What is the Meaning of PFP?

We seem to live in a world full of abbreviations. LOL (laugh out loud), TTYL (talk to you later), IYKYK (if you know, you know)—the list goes on.

Nowadays, especially with the rise in communicating on digital platforms like social media, texting and email, we have all gotten into the habit of using abbreviations to shorten phrases to just the first letter of each word and treat it as if it is a word itself.

Using abbreviations has its benefits. There is certainly power and purpose with communicating in brevity. It simplifies our communication patterns, thoughts, and responses. It also helps us understand more. And it helps us think more.

Many researchers are also finding that turning a phrase into an abbreviation, it actually turns it into something that is more tangible to identify with and relate to. This is because it is easier to remember and gets a level of power associated with it, too. And if we get really scientific about it, the most effective abbreviation is three letters. Whether or not it is done on purpose, when an abbreviation is made into three letters, it automatically becomes rhythmic, notable, and fluid.

So when we look at one of the emerging abbreviations of PFP, what does PFP mean and why is it so powerful?

We are going to share with you everything you need to know about this abbreviation—from what it represents to how to use it properly in conversation.

The Meaning of PFP 

PFP stands for picture for proof and profile picture.

Both definitions have evolved from the growth of social media platforms and the image-heavy content that is used on the likes of Instagram, TikTok, Facebook, Pinterest, Youtube, and so on.
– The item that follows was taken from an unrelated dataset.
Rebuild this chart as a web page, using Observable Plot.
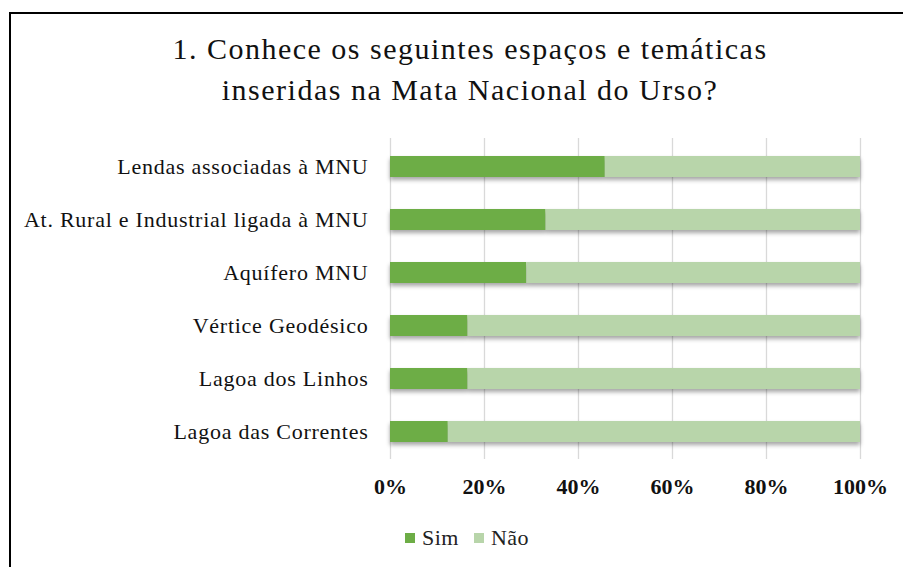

In the context of picture for proof, PFP is often used as a way to communicate the need to see something before others will believe it. For example, if you are claiming that you just ran into Justin Bieber while out for lunch at Chipotle and you messaged the exciting update to your friends, a common response will likely be “No way, PFP!”. This means that your friends want photographic evidence of the encounter before they will take your words seriously.

Then, in the context of profile pictures, PFP refers to the image that we use for our identity online. Most social media platforms require you to have an image that represents your digital identity. Many people take their PFP seriously and upload glamour shots or one that represents them in the best light possible—literally and figuratively. Others try to stay more anonymous and use an avatar to represent them instead. A common use of PFP in this context during a conversation might be something like you saying “my PFP is so old, I need a new one.”

While these two uses of PFP are likely the most common, it is important to also remember that abbreviations only represent the first letter of each word, so there are many more phrases that are simply not as mainstream. Some examples of less common uses for PFP include Partners for Progress, Participant Funding Program and Personal Finance Planner.

But just because these work in terms of abbreviating to PFP, does not mean that they are likely what someone who uses PFP in conversation means. These are much more niche meanings that only a certain group of people would understand in those contexts.

So the general rule of thumb when hearing and using PFP in conversation is that it will either represent a picture for proof or a profile picture.

Closing Thoughts on PFP 

We live in a world where everything is go, go, go. And where everyone seems to be image content heavy. We need images to represent us online. We need images to prove we did or saw something.

PFP captures the evolution of how imagery defines us now and the importance it has in our lives and relationships.

The fact that PFP has become so mainstream these days that it is used in everyday discourse by multiple generations just goes to show reliant we are on photographs. This also explains why when you walk down an average street nowadays there are so many people with their smartphones taking photos of themselves or of what they are doing.

If you don’t PFP, then people won’t believe a certain experience really happened. And if your PFP is not up to date, then people may not know the account is yours.

So to summarize, PFP in both mainstream contexts is crucial to survive the social media world we live in today.